• JOB
Repeat all of the material below exactly as written, images excluded.

━━━━━━━━━━━━━━━━━━━━

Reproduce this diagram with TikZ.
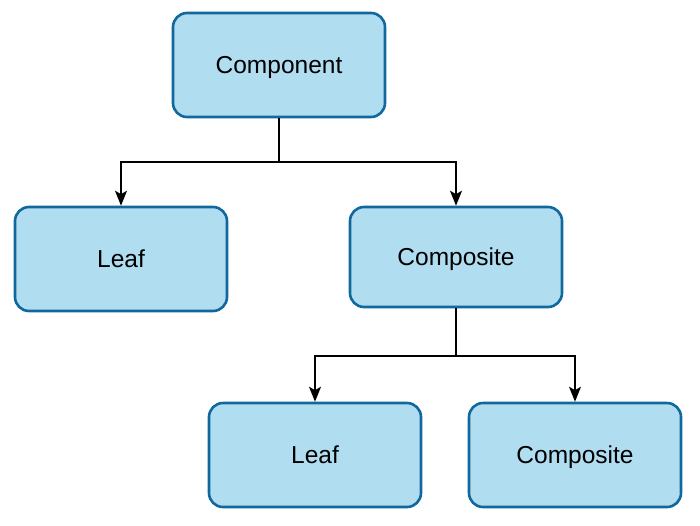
\documentclass[tikz,border=0pt]{standalone}
\usepackage{fontspec}
\setmainfont{Liberation Sans}
\usetikzlibrary{arrows.meta}
\definecolor{boxfill}{HTML}{B1DDF0}
\definecolor{boxline}{HTML}{10689E}
\begin{document}
\begin{tikzpicture}[x=1pt,y=-1pt,
  box/.style={draw=boxline,fill=boxfill,line width=2.6pt,rounded corners=14pt,
    minimum width=212pt,minimum height=104pt,inner sep=0pt,
    text height=17.6pt,text depth=0pt,
    font=\fontsize{24.5}{29}\selectfont},
  conn/.style={draw=black,line width=1.6pt,-{Stealth[length=15pt,width=12pt,inset=3.5pt]}}]
\useasboundingbox (0,0) rectangle (700,525);
\node[box] (comp) at (279,65) {Component};
\node[box] (leaf1) at (121,259) {Leaf};
\node[box,minimum height=100pt] (compo) at (456,257) {Composite};
\node[box] (leaf2) at (315,455) {Leaf};
\node[box] (compo2) at (575,455) {Composite};
\coordinate (j1) at (279,162);
\coordinate (j2) at (456,356);
\draw[conn] (comp.south) -- (j1) -| (leaf1.north);
\draw[conn] (j1) -| (compo.north);
\draw[conn] (compo.south) -- (j2) -| (leaf2.north);
\draw[conn] (j2) -| (compo2.north);
\end{tikzpicture}
\end{document}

━━━━━━━━━━━━━━━━━━━━

• RESULT OF THIS EXERCISE
Reproduce this diagram with TikZ.
\documentclass[tikz,border=0pt]{standalone}
\usepackage{fontspec}
\setmainfont{Liberation Sans}
\usetikzlibrary{arrows.meta}
\definecolor{boxfill}{HTML}{B1DDF0}
\definecolor{boxline}{HTML}{10689E}
\begin{document}
\begin{tikzpicture}[x=1pt,y=-1pt,
  box/.style={draw=boxline,fill=boxfill,line width=2.6pt,rounded corners=14pt,
    minimum width=212pt,minimum height=104pt,inner sep=0pt,
    text height=17.6pt,text depth=0pt,
    font=\fontsize{24.5}{29}\selectfont},
  conn/.style={draw=black,line width=1.6pt,-{Stealth[length=15pt,width=12pt,inset=3.5pt]}}]
\useasboundingbox (0,0) rectangle (700,525);
\node[box] (comp) at (279,65) {Component};
\node[box] (leaf1) at (121,259) {Leaf};
\node[box,minimum height=100pt] (compo) at (456,257) {Composite};
\node[box] (leaf2) at (315,455) {Leaf};
\node[box] (compo2) at (575,455) {Composite};
\coordinate (j1) at (279,162);
\coordinate (j2) at (456,356);
\draw[conn] (comp.south) -- (j1) -| (leaf1.north);
\draw[conn] (j1) -| (compo.north);
\draw[conn] (compo.south) -- (j2) -| (leaf2.north);
\draw[conn] (j2) -| (compo2.north);
\end{tikzpicture}
\end{document}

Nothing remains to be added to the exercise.